-- BEGIN GIVEN INFORMATION --

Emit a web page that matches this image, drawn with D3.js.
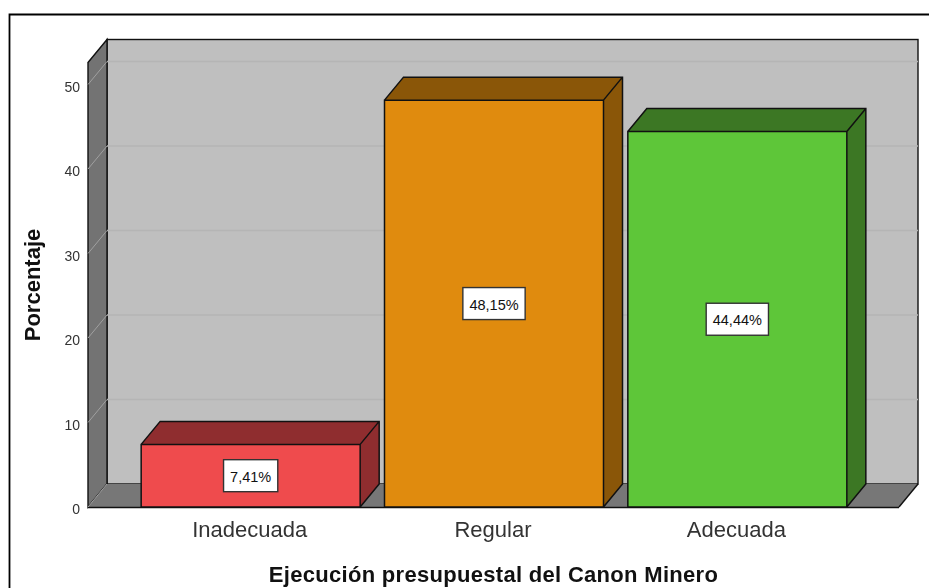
<!DOCTYPE html>
<html>
<head>
<meta charset="utf-8">
<style>
html, body { margin: 0; padding: 0; background: #fff; overflow: hidden; }
svg { display: block; font-family: "Liberation Sans", Arial, sans-serif; filter: blur(0.35px); }
</style>
<script src="https://cdn.jsdelivr.net/npm/d3@7"></script>
</head>
<body>
<svg></svg>
<script>
// values
var categories = ["Inadecuada", "Regular", "Adecuada"];
var values = [7.41, 48.15, 44.44];
var valueLabels = ["7,41%", "48,15%", "44,44%"];
var frontColors = ["#ef4b4d", "#e08b0e", "#5ec639"];
var sideColors = ["#8f2d2f", "#8a5608", "#3c7724"];
var yTicks = [0, 10, 20, 30, 40, 50];

var svgWidth = 929,
    svgHeight = 588,
    depthX = 19,
    depthY = 23;

var svg = d3.select("svg")
    .attr("width", svgWidth)
    .attr("height", svgHeight);

var xScale = d3.scaleBand()
    .domain(categories)
    .range([129, 859])
    .paddingInner(0.1)
    .paddingOuter(0.05);

var yScale = d3.scaleLinear()
    .domain([0, 50])
    .range([507, 84.5]);

var left = 88,
    right = 899,
    bottom = yScale(0),
    top3d = 62.5;

function poly(points) {
    return points.map(function(p) { return p.join(","); }).join(" ");
}

// image frame, only top and left are visible
svg.append("path")
    .attr("d", "M9.5,588V14.5H929")
    .attr("fill", "none")
    .attr("stroke", "#000")
    .attr("stroke-width", 1.8);

var chart = svg.append("g");

// back wall
chart.append("rect")
    .attr("x", left + depthX)
    .attr("y", top3d - depthY)
    .attr("width", right - left)
    .attr("height", bottom - top3d)
    .attr("fill", "#bfbfbf")
    .attr("stroke", "#111")
    .attr("stroke-width", 1.4);

// left wall
chart.append("polygon")
    .attr("points", poly([[left, top3d], [left + depthX, top3d - depthY], [left + depthX, bottom - depthY], [left, bottom]]))
    .attr("fill", "#737373")
    .attr("stroke", "#111")
    .attr("stroke-width", 1.4);

// floor
chart.append("polygon")
    .attr("points", poly([[left, bottom], [left + depthX, bottom - depthY], [right + depthX, bottom - depthY], [right, bottom]]))
    .attr("fill", "#777777");

chart.append("line")
    .attr("x1", left).attr("x2", right)
    .attr("y1", bottom + 0.5).attr("y2", bottom + 0.5)
    .attr("stroke", "#111")
    .attr("stroke-width", 1.6);

chart.append("line")
    .attr("x1", right).attr("x2", right + depthX)
    .attr("y1", bottom).attr("y2", bottom - depthY)
    .attr("stroke", "#111")
    .attr("stroke-width", 1.4);

// gridlines on the back wall and the left wall
var grid = chart.selectAll(".grid")
    .data(yTicks)
    .enter()
    .append("g")
    .attr("class", "grid");

grid.filter(function(d) { return d > 0; })
    .append("line")
    .attr("x1", left + depthX)
    .attr("x2", right + depthX)
    .attr("y1", function(d) { return yScale(d) - depthY; })
    .attr("y2", function(d) { return yScale(d) - depthY; })
    .attr("stroke", "#b5b5b5")
    .attr("stroke-width", 1.5);

grid.append("line")
    .attr("x1", left)
    .attr("x2", left + depthX)
    .attr("y1", function(d) { return yScale(d); })
    .attr("y2", function(d) { return yScale(d) - depthY; })
    .attr("stroke", "#a0a0a0")
    .attr("stroke-width", 1);

// bars
var bars = chart.selectAll(".bar")
    .data(values)
    .enter()
    .append("g")
    .attr("class", "bar");

function barX(i) { return xScale(categories[i]); }

bars.append("polygon")
    .attr("points", function(d, i) {
        var x0 = barX(i), x1 = x0 + xScale.bandwidth(), y = yScale(d);
        return poly([[x0, y], [x0 + depthX, y - depthY], [x1 + depthX, y - depthY], [x1, y]]);
    })
    .attr("fill", function(d, i) { return sideColors[i]; });

bars.append("polygon")
    .attr("points", function(d, i) {
        var x1 = barX(i) + xScale.bandwidth(), y = yScale(d);
        return poly([[x1, y], [x1 + depthX, y - depthY], [x1 + depthX, bottom - depthY], [x1, bottom]]);
    })
    .attr("fill", function(d, i) { return sideColors[i]; });

bars.append("rect")
    .attr("x", function(d, i) { return barX(i); })
    .attr("y", function(d) { return yScale(d); })
    .attr("width", xScale.bandwidth())
    .attr("height", function(d) { return bottom - yScale(d); })
    .attr("fill", function(d, i) { return frontColors[i]; });

// outline of each block
bars.append("path")
    .attr("d", function(d, i) {
        var x0 = barX(i), x1 = x0 + xScale.bandwidth(), y = yScale(d);
        return "M" + x0 + "," + bottom + "V" + y + "H" + x1 + "V" + bottom + "Z" +
            "M" + x0 + "," + y + "L" + (x0 + depthX) + "," + (y - depthY) + "H" + (x1 + depthX) +
            "V" + (bottom - depthY) + "L" + x1 + "," + bottom +
            "M" + x1 + "," + y + "L" + (x1 + depthX) + "," + (y - depthY);
    })
    .attr("fill", "none")
    .attr("stroke", "#111")
    .attr("stroke-width", 1.5);

// value labels in white boxes
var labels = chart.selectAll(".value")
    .data(values)
    .enter()
    .append("g")
    .attr("class", "value")
    .attr("transform", function(d, i) {
        return "translate(" + (barX(i) + xScale.bandwidth() / 2) + "," + ((yScale(d) + bottom) / 2) + ")";
    });

var labelBox = labels.append("rect")
    .attr("fill", "#fff")
    .attr("stroke", "#333")
    .attr("stroke-width", 1.4);

labels.append("text")
    .text(function(d, i) { return valueLabels[i]; })
    .attr("text-anchor", "middle")
    .attr("dy", "0.42em")
    .attr("font-size", 14.5)
    .attr("fill", "#111");

labelBox.each(function() {
    var w = this.parentNode.querySelector("text").getBBox().width + 13;
    d3.select(this)
        .attr("x", -w / 2)
        .attr("y", -16)
        .attr("width", w)
        .attr("height", 32);
});

// axes
var yAxis = d3.axisLeft(yScale)
    .tickValues(yTicks)
    .tickSize(0)
    .tickPadding(8);

var yAxisG = svg.append("g")
    .attr("transform", "translate(" + left + ",2.5)")
    .call(yAxis);
yAxisG.select(".domain").remove();
yAxisG.selectAll("text")
    .attr("font-family", "Liberation Sans")
    .attr("font-size", 14)
    .attr("fill", "#333");

var xAxis = d3.axisBottom(xScale)
    .tickSize(0)
    .tickPadding(14);

var xAxisG = svg.append("g")
    .attr("transform", "translate(-1," + bottom + ")")
    .call(xAxis);
xAxisG.select(".domain").remove();
xAxisG.selectAll("text")
    .attr("font-family", "Liberation Sans")
    .attr("font-size", 22)
    .attr("fill", "#333");

// axis titles
svg.append("text")
    .text("Ejecución presupuestal del Canon Minero")
    .attr("x", 493.5)
    .attr("y", 582)
    .attr("text-anchor", "middle")
    .attr("font-size", 22)
    .attr("letter-spacing", 0.3)
    .attr("font-weight", "bold")
    .attr("fill", "#111");

svg.append("text")
    .text("Porcentaje")
    .attr("transform", "translate(40,285) rotate(-90)")
    .attr("text-anchor", "middle")
    .attr("font-size", 22)
    .attr("font-weight", "bold")
    .attr("fill", "#111");
</script>
</body>
</html>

-- END GIVEN INFORMATION --

In the material above, find the lines that contain "this" and show them.

Emit a web page that matches this image, drawn with D3.js.
    var w = this.parentNode.querySelector("text").getBBox().width + 13;
    d3.select(this)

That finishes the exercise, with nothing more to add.